Start SOURCE EXCERPT
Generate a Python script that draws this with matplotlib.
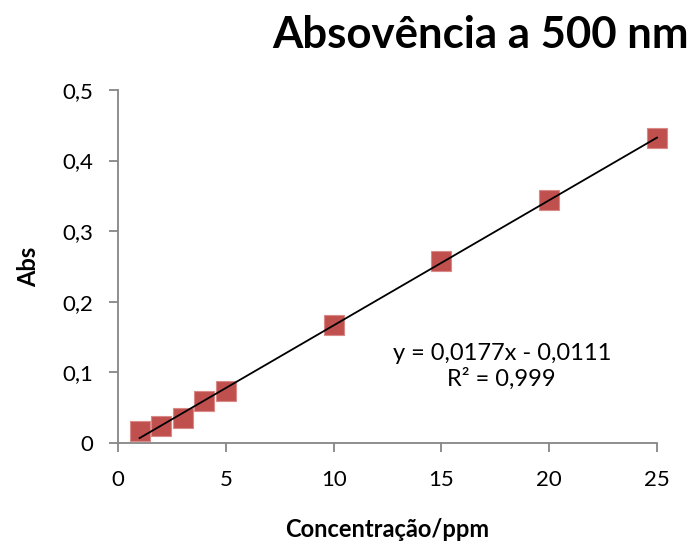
import numpy as np
import matplotlib
matplotlib.use("Agg")
import matplotlib.pyplot as plt
from matplotlib.ticker import FuncFormatter

plt.rcParams["font.family"] = ["Lato", "DejaVu Sans"]

# data
conc_ppm = [1, 2, 3, 4, 5, 10, 15, 20, 25]
absorb = [0.017, 0.024, 0.035, 0.059, 0.074, 0.167, 0.258, 0.344, 0.432]

x_ticks = [0, 5, 10, 15, 20, 25]
y_ticks = [0, 0.1, 0.2, 0.3, 0.4, 0.5]

AXIS_GREY = "#868686"
MARKER_RED = "#C0504D"


def comma_fmt(v, pos):
    if abs(v) < 1e-9:
        return "0"
    return f"{v:.1f}".replace(".", ",")


fig = plt.figure(figsize=(6.95, 5.52), dpi=100)
ax = fig.add_axes([0.1698, 0.1975, 0.7755, 0.6395])

ax.scatter(conc_ppm, absorb, marker="s", s=210, color=MARKER_RED,
           edgecolors="#D98A88", linewidths=0.8, zorder=2, clip_on=False)

# linear trendline from the points
slope, intercept = np.polyfit(conc_ppm, absorb, 1)
xs = np.array([min(conc_ppm), max(conc_ppm)])
ax.plot(xs, slope * xs + intercept, color="black", lw=1.3, zorder=3, clip_on=False)

ax.text(0.712, 0.218, "y = 0,0177x - 0,0111\nR² = 0,999", transform=ax.transAxes,
        ha="center", va="center", fontsize=17, linespacing=1.2)

ax.set_xlim(0, 25)
ax.set_ylim(0, 0.5)
ax.set_xticks(x_ticks)
ax.set_yticks(y_ticks)
ax.yaxis.set_major_formatter(FuncFormatter(comma_fmt))

for side in ["top", "right"]:
    ax.spines[side].set_visible(False)
for side in ["left", "bottom"]:
    ax.spines[side].set_color(AXIS_GREY)
    ax.spines[side].set_linewidth(1.3)

ax.tick_params(axis="both", direction="out", length=6.5, width=1.3,
               color=AXIS_GREY, labelsize=16)
ax.tick_params(axis="y", pad=11)
ax.tick_params(axis="x", pad=13)

ax.set_xlabel("Concentração/ppm", fontsize=17, fontweight="bold", labelpad=20)
ax.set_ylabel("Abs", fontsize=17, fontweight="bold", labelpad=16)

fig.text(0.692, 0.936, "Absovência a 500 nm", ha="center", va="center",
         fontsize=31.5, fontweight="bold")

fig.savefig("out.png", dpi=100)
End SOURCE EXCERPT
» INSTRUCTIONS FOR THE TASK
Repeat the material above word for word, please, apart from its images.

» ANSWER BELOW
Generate a Python script that draws this with matplotlib.
import numpy as np
import matplotlib
matplotlib.use("Agg")
import matplotlib.pyplot as plt
from matplotlib.ticker import FuncFormatter

plt.rcParams["font.family"] = ["Lato", "DejaVu Sans"]

# data
conc_ppm = [1, 2, 3, 4, 5, 10, 15, 20, 25]
absorb = [0.017, 0.024, 0.035, 0.059, 0.074, 0.167, 0.258, 0.344, 0.432]

x_ticks = [0, 5, 10, 15, 20, 25]
y_ticks = [0, 0.1, 0.2, 0.3, 0.4, 0.5]

AXIS_GREY = "#868686"
MARKER_RED = "#C0504D"


def comma_fmt(v, pos):
    if abs(v) < 1e-9:
        return "0"
    return f"{v:.1f}".replace(".", ",")


fig = plt.figure(figsize=(6.95, 5.52), dpi=100)
ax = fig.add_axes([0.1698, 0.1975, 0.7755, 0.6395])

ax.scatter(conc_ppm, absorb, marker="s", s=210, color=MARKER_RED,
           edgecolors="#D98A88", linewidths=0.8, zorder=2, clip_on=False)

# linear trendline from the points
slope, intercept = np.polyfit(conc_ppm, absorb, 1)
xs = np.array([min(conc_ppm), max(conc_ppm)])
ax.plot(xs, slope * xs + intercept, color="black", lw=1.3, zorder=3, clip_on=False)

ax.text(0.712, 0.218, "y = 0,0177x - 0,0111\nR² = 0,999", transform=ax.transAxes,
        ha="center", va="center", fontsize=17, linespacing=1.2)

ax.set_xlim(0, 25)
ax.set_ylim(0, 0.5)
ax.set_xticks(x_ticks)
ax.set_yticks(y_ticks)
ax.yaxis.set_major_formatter(FuncFormatter(comma_fmt))

for side in ["top", "right"]:
    ax.spines[side].set_visible(False)
for side in ["left", "bottom"]:
    ax.spines[side].set_color(AXIS_GREY)
    ax.spines[side].set_linewidth(1.3)

ax.tick_params(axis="both", direction="out", length=6.5, width=1.3,
               color=AXIS_GREY, labelsize=16)
ax.tick_params(axis="y", pad=11)
ax.tick_params(axis="x", pad=13)

ax.set_xlabel("Concentração/ppm", fontsize=17, fontweight="bold", labelpad=20)
ax.set_ylabel("Abs", fontsize=17, fontweight="bold", labelpad=16)

fig.text(0.692, 0.936, "Absovência a 500 nm", ha="center", va="center",
         fontsize=31.5, fontweight="bold")

fig.savefig("out.png", dpi=100)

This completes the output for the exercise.